EXERCISE PROMPT →
Give an exact copy of every line, leaving images out.

DATA LISTING →
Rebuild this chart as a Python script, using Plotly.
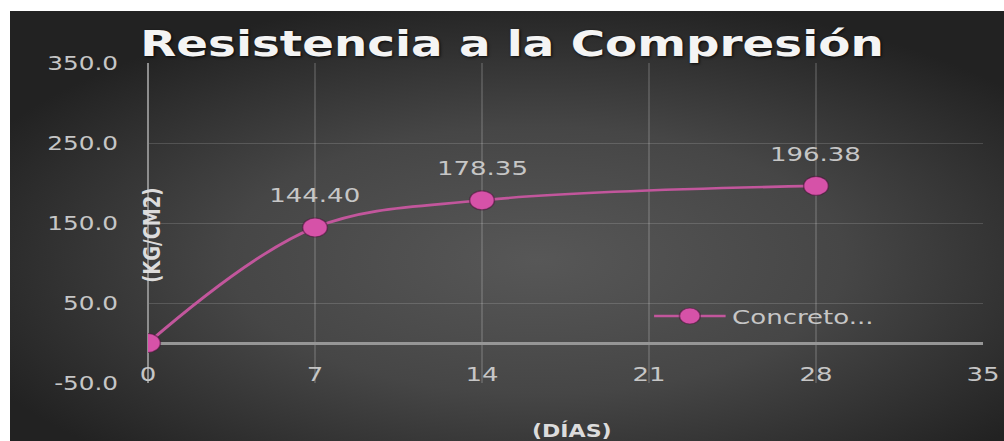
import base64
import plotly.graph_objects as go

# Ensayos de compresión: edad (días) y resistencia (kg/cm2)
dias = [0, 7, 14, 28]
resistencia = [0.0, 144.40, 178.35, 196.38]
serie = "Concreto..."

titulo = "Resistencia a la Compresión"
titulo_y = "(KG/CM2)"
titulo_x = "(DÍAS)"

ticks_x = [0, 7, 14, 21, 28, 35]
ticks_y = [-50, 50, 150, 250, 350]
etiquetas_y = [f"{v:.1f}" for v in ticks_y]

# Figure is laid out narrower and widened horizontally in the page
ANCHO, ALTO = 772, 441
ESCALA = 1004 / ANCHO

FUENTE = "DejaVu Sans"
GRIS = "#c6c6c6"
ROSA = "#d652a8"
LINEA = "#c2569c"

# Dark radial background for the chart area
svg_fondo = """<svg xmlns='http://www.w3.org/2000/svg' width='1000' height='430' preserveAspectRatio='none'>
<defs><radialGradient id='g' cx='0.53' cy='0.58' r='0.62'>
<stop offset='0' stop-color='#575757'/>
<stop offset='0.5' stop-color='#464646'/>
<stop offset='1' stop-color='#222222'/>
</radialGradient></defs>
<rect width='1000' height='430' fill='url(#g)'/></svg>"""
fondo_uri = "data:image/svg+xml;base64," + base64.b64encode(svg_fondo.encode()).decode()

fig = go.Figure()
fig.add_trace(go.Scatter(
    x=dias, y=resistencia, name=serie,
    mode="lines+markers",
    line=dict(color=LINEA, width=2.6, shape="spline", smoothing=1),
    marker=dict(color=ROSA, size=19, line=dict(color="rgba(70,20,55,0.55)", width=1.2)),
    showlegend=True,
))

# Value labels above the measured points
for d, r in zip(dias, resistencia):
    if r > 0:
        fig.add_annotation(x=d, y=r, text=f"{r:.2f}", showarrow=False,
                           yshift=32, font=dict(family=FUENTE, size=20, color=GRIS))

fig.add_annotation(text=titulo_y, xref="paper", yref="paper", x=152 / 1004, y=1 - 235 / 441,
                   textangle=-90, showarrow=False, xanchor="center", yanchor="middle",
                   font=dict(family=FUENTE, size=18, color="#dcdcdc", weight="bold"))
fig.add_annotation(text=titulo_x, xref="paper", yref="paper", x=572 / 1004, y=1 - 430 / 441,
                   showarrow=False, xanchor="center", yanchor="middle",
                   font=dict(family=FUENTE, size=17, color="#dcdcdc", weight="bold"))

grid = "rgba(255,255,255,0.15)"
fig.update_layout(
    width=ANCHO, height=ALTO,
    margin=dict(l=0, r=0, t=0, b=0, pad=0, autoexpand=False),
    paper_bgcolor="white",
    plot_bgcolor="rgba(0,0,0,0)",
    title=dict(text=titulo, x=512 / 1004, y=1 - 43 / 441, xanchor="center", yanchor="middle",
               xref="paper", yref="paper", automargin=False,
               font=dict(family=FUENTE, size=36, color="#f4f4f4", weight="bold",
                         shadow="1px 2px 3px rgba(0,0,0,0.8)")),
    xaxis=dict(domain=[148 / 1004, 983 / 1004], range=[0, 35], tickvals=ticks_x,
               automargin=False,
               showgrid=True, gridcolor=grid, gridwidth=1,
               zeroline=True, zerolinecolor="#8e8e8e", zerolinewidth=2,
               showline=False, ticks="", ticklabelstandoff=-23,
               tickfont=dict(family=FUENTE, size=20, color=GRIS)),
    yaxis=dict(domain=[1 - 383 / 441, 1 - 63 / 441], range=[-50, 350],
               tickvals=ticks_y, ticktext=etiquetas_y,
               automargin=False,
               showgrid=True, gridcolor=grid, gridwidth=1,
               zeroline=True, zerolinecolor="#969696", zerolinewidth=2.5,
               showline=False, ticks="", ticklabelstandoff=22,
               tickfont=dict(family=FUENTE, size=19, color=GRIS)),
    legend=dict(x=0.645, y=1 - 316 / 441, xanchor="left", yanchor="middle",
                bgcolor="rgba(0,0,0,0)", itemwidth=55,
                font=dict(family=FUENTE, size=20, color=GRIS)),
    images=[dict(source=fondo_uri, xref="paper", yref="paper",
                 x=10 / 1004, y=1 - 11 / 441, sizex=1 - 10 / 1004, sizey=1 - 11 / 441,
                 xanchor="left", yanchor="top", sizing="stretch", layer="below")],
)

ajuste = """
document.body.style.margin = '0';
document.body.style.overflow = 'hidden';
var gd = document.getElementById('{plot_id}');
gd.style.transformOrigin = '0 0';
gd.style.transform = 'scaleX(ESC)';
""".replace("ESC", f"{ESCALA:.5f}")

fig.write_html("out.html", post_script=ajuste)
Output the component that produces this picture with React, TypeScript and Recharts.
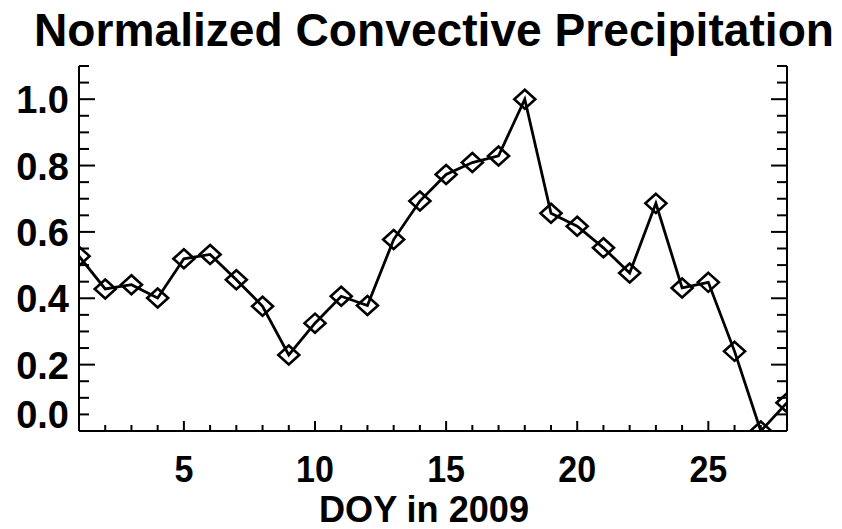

OUTPUT BELOW →
Rebuild this chart as a Python script, using Plotly.
import base64
import plotly.graph_objects as go

# Ensayos de compresión: edad (días) y resistencia (kg/cm2)
dias = [0, 7, 14, 28]
resistencia = [0.0, 144.40, 178.35, 196.38]
serie = "Concreto..."

titulo = "Resistencia a la Compresión"
titulo_y = "(KG/CM2)"
titulo_x = "(DÍAS)"

ticks_x = [0, 7, 14, 21, 28, 35]
ticks_y = [-50, 50, 150, 250, 350]
etiquetas_y = [f"{v:.1f}" for v in ticks_y]

# Figure is laid out narrower and widened horizontally in the page
ANCHO, ALTO = 772, 441
ESCALA = 1004 / ANCHO

FUENTE = "DejaVu Sans"
GRIS = "#c6c6c6"
ROSA = "#d652a8"
LINEA = "#c2569c"

# Dark radial background for the chart area
svg_fondo = """<svg xmlns='http://www.w3.org/2000/svg' width='1000' height='430' preserveAspectRatio='none'>
<defs><radialGradient id='g' cx='0.53' cy='0.58' r='0.62'>
<stop offset='0' stop-color='#575757'/>
<stop offset='0.5' stop-color='#464646'/>
<stop offset='1' stop-color='#222222'/>
</radialGradient></defs>
<rect width='1000' height='430' fill='url(#g)'/></svg>"""
fondo_uri = "data:image/svg+xml;base64," + base64.b64encode(svg_fondo.encode()).decode()

fig = go.Figure()
fig.add_trace(go.Scatter(
    x=dias, y=resistencia, name=serie,
    mode="lines+markers",
    line=dict(color=LINEA, width=2.6, shape="spline", smoothing=1),
    marker=dict(color=ROSA, size=19, line=dict(color="rgba(70,20,55,0.55)", width=1.2)),
    showlegend=True,
))

# Value labels above the measured points
for d, r in zip(dias, resistencia):
    if r > 0:
        fig.add_annotation(x=d, y=r, text=f"{r:.2f}", showarrow=False,
                           yshift=32, font=dict(family=FUENTE, size=20, color=GRIS))

fig.add_annotation(text=titulo_y, xref="paper", yref="paper", x=152 / 1004, y=1 - 235 / 441,
                   textangle=-90, showarrow=False, xanchor="center", yanchor="middle",
                   font=dict(family=FUENTE, size=18, color="#dcdcdc", weight="bold"))
fig.add_annotation(text=titulo_x, xref="paper", yref="paper", x=572 / 1004, y=1 - 430 / 441,
                   showarrow=False, xanchor="center", yanchor="middle",
                   font=dict(family=FUENTE, size=17, color="#dcdcdc", weight="bold"))

grid = "rgba(255,255,255,0.15)"
fig.update_layout(
    width=ANCHO, height=ALTO,
    margin=dict(l=0, r=0, t=0, b=0, pad=0, autoexpand=False),
    paper_bgcolor="white",
    plot_bgcolor="rgba(0,0,0,0)",
    title=dict(text=titulo, x=512 / 1004, y=1 - 43 / 441, xanchor="center", yanchor="middle",
               xref="paper", yref="paper", automargin=False,
               font=dict(family=FUENTE, size=36, color="#f4f4f4", weight="bold",
                         shadow="1px 2px 3px rgba(0,0,0,0.8)")),
    xaxis=dict(domain=[148 / 1004, 983 / 1004], range=[0, 35], tickvals=ticks_x,
               automargin=False,
               showgrid=True, gridcolor=grid, gridwidth=1,
               zeroline=True, zerolinecolor="#8e8e8e", zerolinewidth=2,
               showline=False, ticks="", ticklabelstandoff=-23,
               tickfont=dict(family=FUENTE, size=20, color=GRIS)),
    yaxis=dict(domain=[1 - 383 / 441, 1 - 63 / 441], range=[-50, 350],
               tickvals=ticks_y, ticktext=etiquetas_y,
               automargin=False,
               showgrid=True, gridcolor=grid, gridwidth=1,
               zeroline=True, zerolinecolor="#969696", zerolinewidth=2.5,
               showline=False, ticks="", ticklabelstandoff=22,
               tickfont=dict(family=FUENTE, size=19, color=GRIS)),
    legend=dict(x=0.645, y=1 - 316 / 441, xanchor="left", yanchor="middle",
                bgcolor="rgba(0,0,0,0)", itemwidth=55,
                font=dict(family=FUENTE, size=20, color=GRIS)),
    images=[dict(source=fondo_uri, xref="paper", yref="paper",
                 x=10 / 1004, y=1 - 11 / 441, sizex=1 - 10 / 1004, sizey=1 - 11 / 441,
                 xanchor="left", yanchor="top", sizing="stretch", layer="below")],
)

ajuste = """
document.body.style.margin = '0';
document.body.style.overflow = 'hidden';
var gd = document.getElementById('{plot_id}');
gd.style.transformOrigin = '0 0';
gd.style.transform = 'scaleX(ESC)';
""".replace("ESC", f"{ESCALA:.5f}")

fig.write_html("out.html", post_script=ajuste)
Output the component that produces this picture with React, TypeScript and Recharts.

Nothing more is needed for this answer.